Yes, putting poison out in the woods is a great idea. What could go wrong?

The coyotes are not going to kill us all. In nearly fifty years of running around in the woods, I have never been eaten by a coyote or died from the Coyote Poop Death. Relax a little and enjoy life. Stress is more harmful than coyotes.
 

j_seph

Senior Member
Yes, putting poison out in the woods is a great idea. What could go wrong?

The coyotes are not going to kill us all. In nearly fifty years of running around in the woods, I have never been eaten by a coyote or died from the Coyote Poop Death. Relax a little and enjoy life. Stress is more harmful than coyotes.
You are old and tough, that's why you haven't be ate yet.

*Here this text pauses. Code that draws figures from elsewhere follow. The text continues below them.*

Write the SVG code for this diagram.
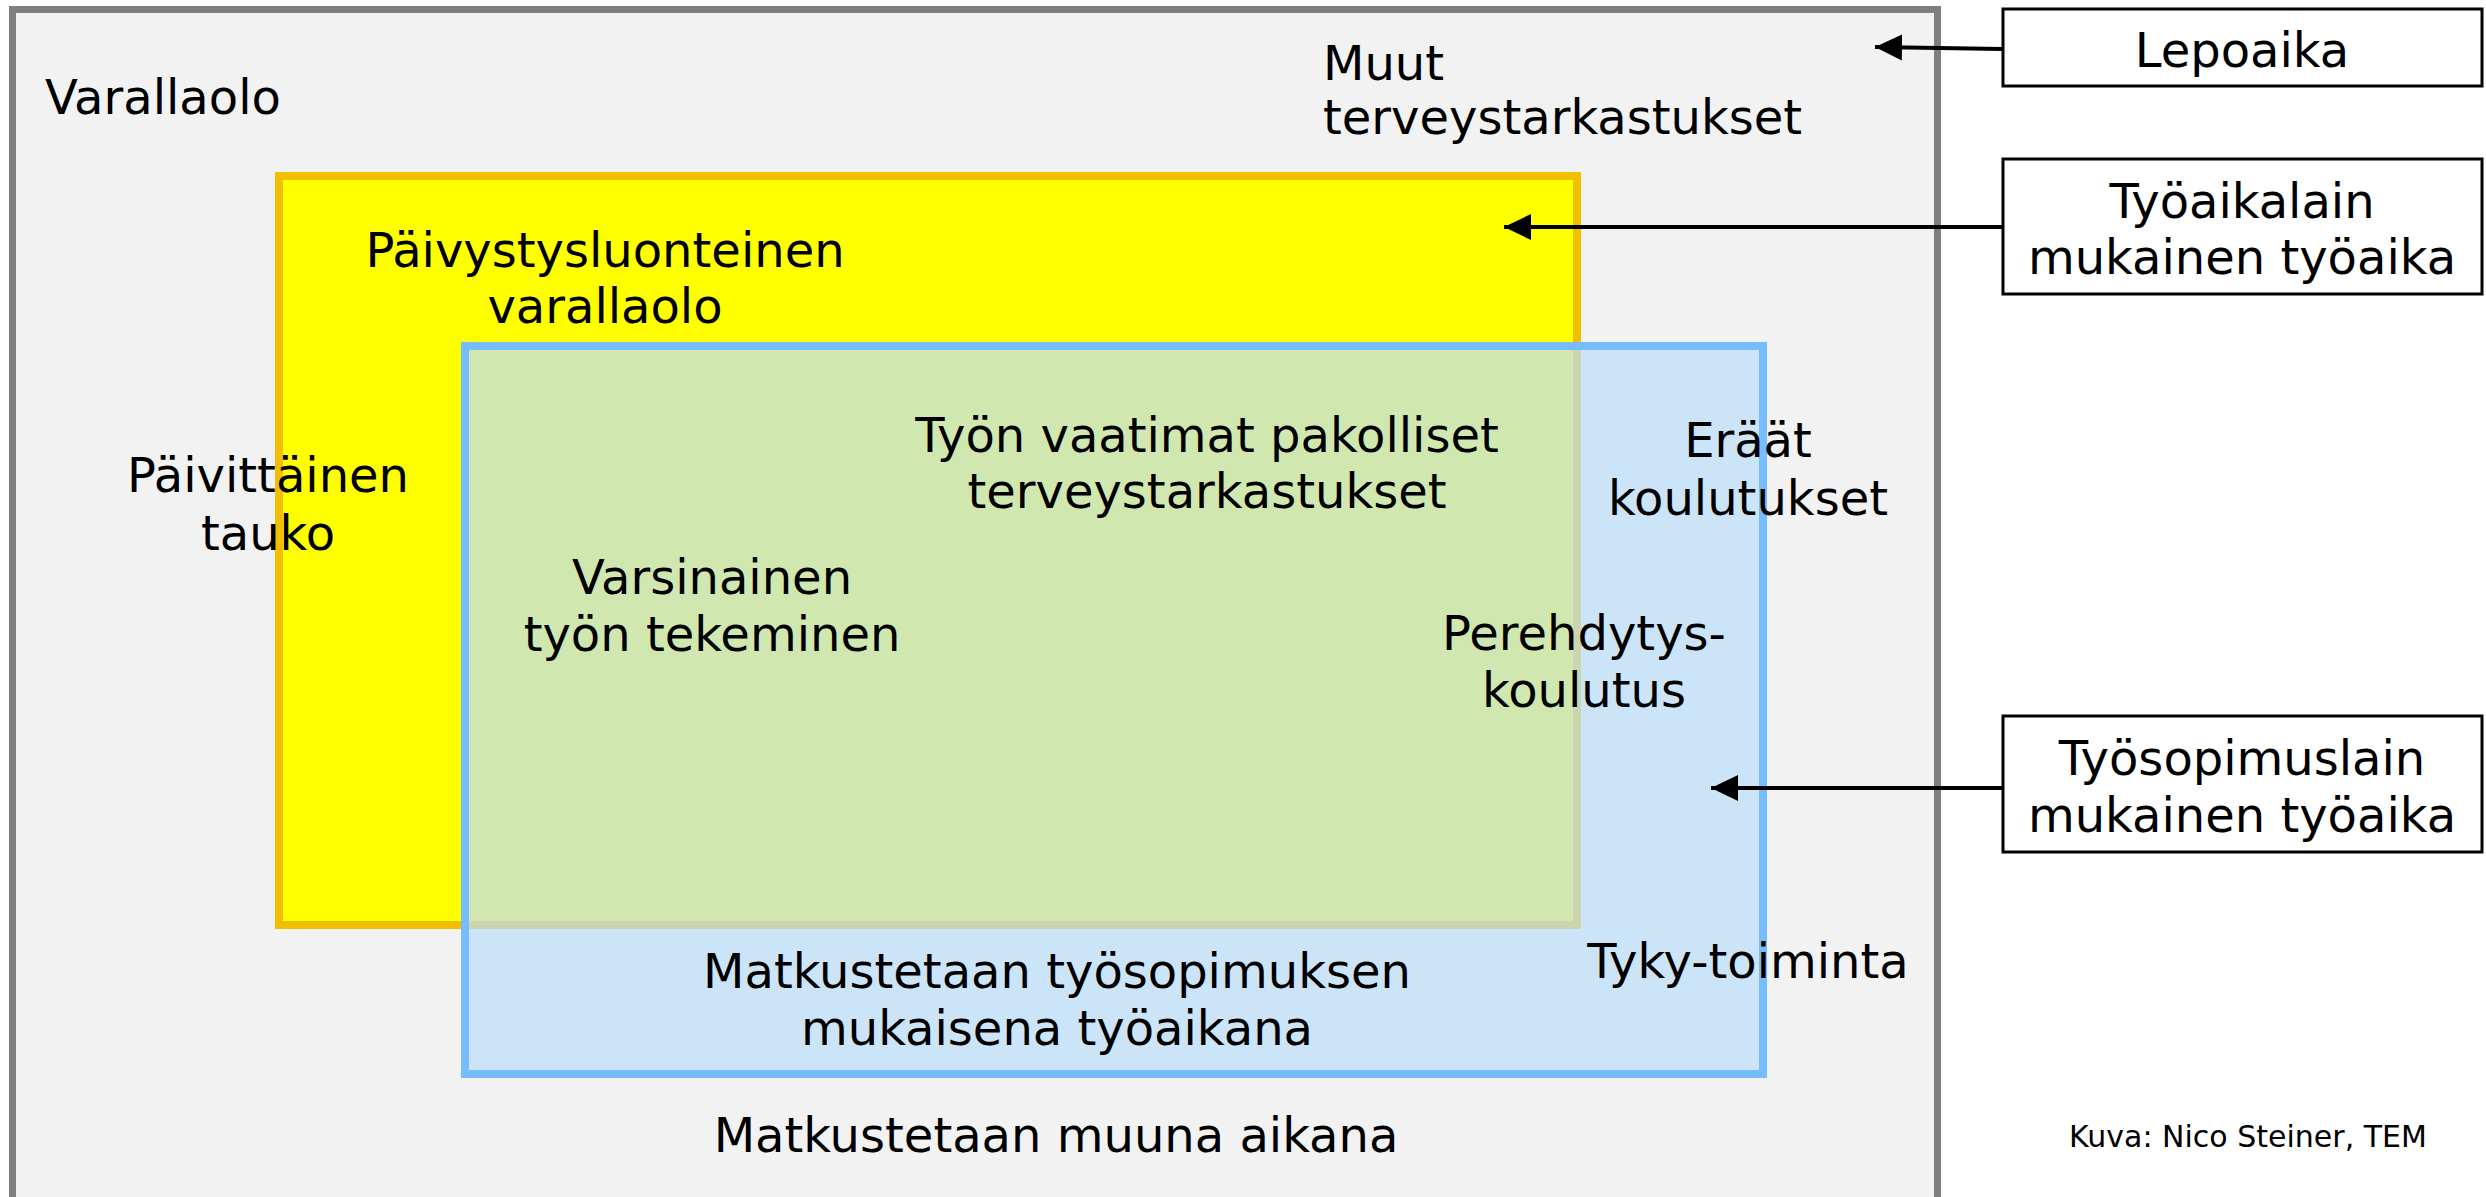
<svg xmlns="http://www.w3.org/2000/svg" width="2486" height="1197" viewBox="0 0 2486 1197">
<style>
text{font-family:"DejaVu Sans","Liberation Sans",sans-serif;font-size:48px;fill:#000}
.c{text-anchor:middle}
.box{fill:#fff;stroke:#000;stroke-width:3}
.conn{stroke:#000;stroke-width:4;fill:none}
</style>
<defs>
<marker id="ah" markerUnits="userSpaceOnUse" markerWidth="28" markerHeight="28" viewBox="0 0 28 28" refX="27" refY="14" orient="auto">
<path d="M0,1 L27,14 L0,27 Z" fill="#000"/>
</marker>
</defs>
<rect width="2486" height="1197" fill="#fff"/>
<g id="lepoaika-area">
<rect x="12.5" y="9.5" width="1925" height="1191" fill="#F2F2F2" stroke="#7F7F7F" stroke-width="7"/>
</g>
<g id="tyoaikalaki-area">
<rect x="279" y="176" width="1298" height="749" fill="#FFFF00" stroke="#F2BF00" stroke-width="8"/>
</g>
<g id="tyosopimuslaki-area">
<rect x="465" y="346" width="1298" height="728" fill="rgb(188,222,251)" fill-opacity="0.7" stroke="#75BDFF" stroke-width="8"/>
</g>
<g id="labels">
<text x="45" y="114">Varallaolo</text>
<text x="1323" y="80">Muut</text>
<text x="1323" y="134">terveystarkastukset</text>
<text class="c" x="605" y="267">Päivystysluonteinen</text>
<text class="c" x="605" y="323">varallaolo</text>
<text class="c" x="268" y="492">Päivittäinen</text>
<text class="c" x="268" y="550">tauko</text>
<text class="c" x="1207" y="452">Työn vaatimat pakolliset</text>
<text class="c" x="1207" y="508">terveystarkastukset</text>
<text class="c" x="712" y="594">Varsinainen</text>
<text class="c" x="712" y="651">työn tekeminen</text>
<text class="c" x="1748" y="457">Eräät</text>
<text class="c" x="1748" y="515">koulutukset</text>
<text class="c" x="1584" y="650">Perehdytys-</text>
<text class="c" x="1584" y="707">koulutus</text>
<text class="c" x="1748" y="978">Tyky-toiminta</text>
<text class="c" x="1057" y="988">Matkustetaan työsopimuksen</text>
<text class="c" x="1057" y="1045">mukaisena työaikana</text>
<text class="c" x="1056" y="1152">Matkustetaan muuna aikana</text>
</g>
<g id="box-lepoaika">
<rect class="box" x="2003" y="9" width="479" height="77"/>
<text class="c" x="2242" y="67">Lepoaika</text>
</g>
<g id="box-tyoaikalain">
<rect class="box" x="2003" y="159" width="479" height="135"/>
<text class="c" x="2242" y="218">Työaikalain</text>
<text class="c" x="2242" y="274">mukainen työaika</text>
</g>
<g id="box-tyosopimuslain">
<rect class="box" x="2003" y="716" width="479" height="136"/>
<text class="c" x="2242" y="775">Työsopimuslain</text>
<text class="c" x="2242" y="832">mukainen työaika</text>
</g>
<g id="credit">
<text class="c" x="2248" y="1147" style="font-size:30px">Kuva: Nico Steiner, TEM</text>
</g>
<g id="connectors">
<line class="conn" x1="2002" y1="49" x2="1875" y2="47" marker-end="url(#ah)"/>
<line class="conn" x1="2002" y1="227" x2="1504" y2="227" marker-end="url(#ah)"/>
<line class="conn" x1="2002" y1="788" x2="1711" y2="788" marker-end="url(#ah)"/>
</g>
</svg>
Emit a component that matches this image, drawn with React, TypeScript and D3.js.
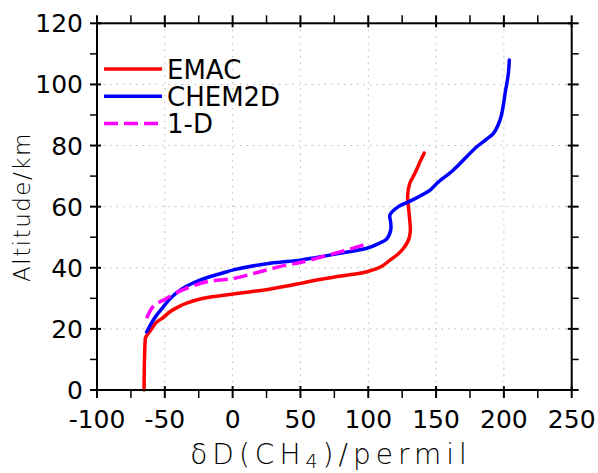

Had there been this many coyotes 40 years ago you probably wouldn't have felt as safe:biggrin2:
 
Where is the study that shows cable restraints out produce foothold traps? More importantly who did it an where? Ga yotey have pquality cables or not there isn't much reason to go after them hard unless your being paid by a land owner. Like it or not trapping cost money an regardless of the tools you have to use it does not change this.
 

Whiskydog

Senior Member
I don't know anything about cable restraints. There not legal here. Coyote populations on the rise is true. I fear for someone or a child being attacked by one or a pack of them myself. I noticed one stalking me once, I was unarmed at the time. So the feeling was instead of finding a target, I was the target. That was the day I became a coyote trapper.